Selon Human Rights Watch, un tribunal de Douchanbé a déclaré Abdoullohi Chamsiddine coupable d’infractions à l’article 307 du Code pénal (pour avoir « appelé publiquement à un changement violent de l’ordre constitutionnel de la République du Tadjikistan ») et l’a condamné à sept ans d’emprisonnement le 29 mars 2023. La procédure légale n’a pas été respectée et les autorités n’ont pas indiqué où se trouve Abdoullohi Chamsiddine ni annoncé la décision du tribunal. Les médias ont indiqué que la participation d’Abdullohi Shamsiddin à une manifestation ainsi que les « likes » obtenus par des publications sur les réseaux sociaux avaient joué un rôle majeur dans son procès. Les services de sécurité tadjiks auraient intimidé des personnes qui protestaient en Allemagne contre l’expulsion d’Abdullohi Shamsiddin en exerçant des pressions sur les proches des protestataires vivant au Tadjikistan.
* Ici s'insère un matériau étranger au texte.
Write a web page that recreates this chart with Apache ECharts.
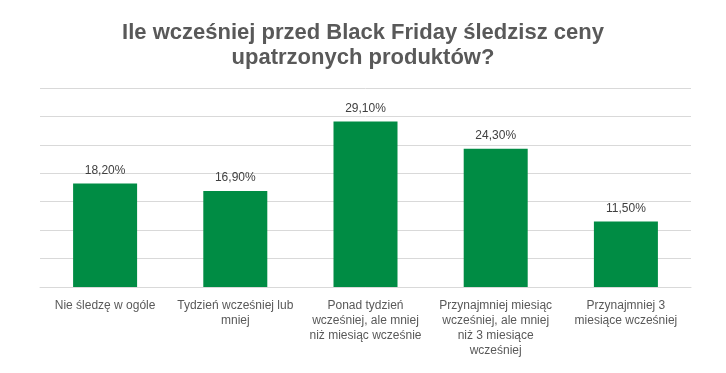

Les services de sécurité du Tadjikistan s’en prennent souvent à des dissidents et à des figures de l’opposition, ainsi qu’à leurs proches. La torture et les autres mauvais traitements sont souvent employés contre des détenus pendant les interrogatoires menés par diverses agences de sécurité, en particulier le Comité de sûreté de l’État ou la Sixième division du ministère de l’Intérieur, dans le but d’extorquer des « aveux », d’obtenir des informations ou d’incriminer des tiers. Parmi les méthodes de torture employées par les agences de sécurité tadjikes figureraient le fait d’enfoncer des aiguilles sous les ongles, les décharges électriques, les coups, les violences sexuelles, la privation de sommeil, la suffocation avec des sacs en plastique et l’injection de drogues.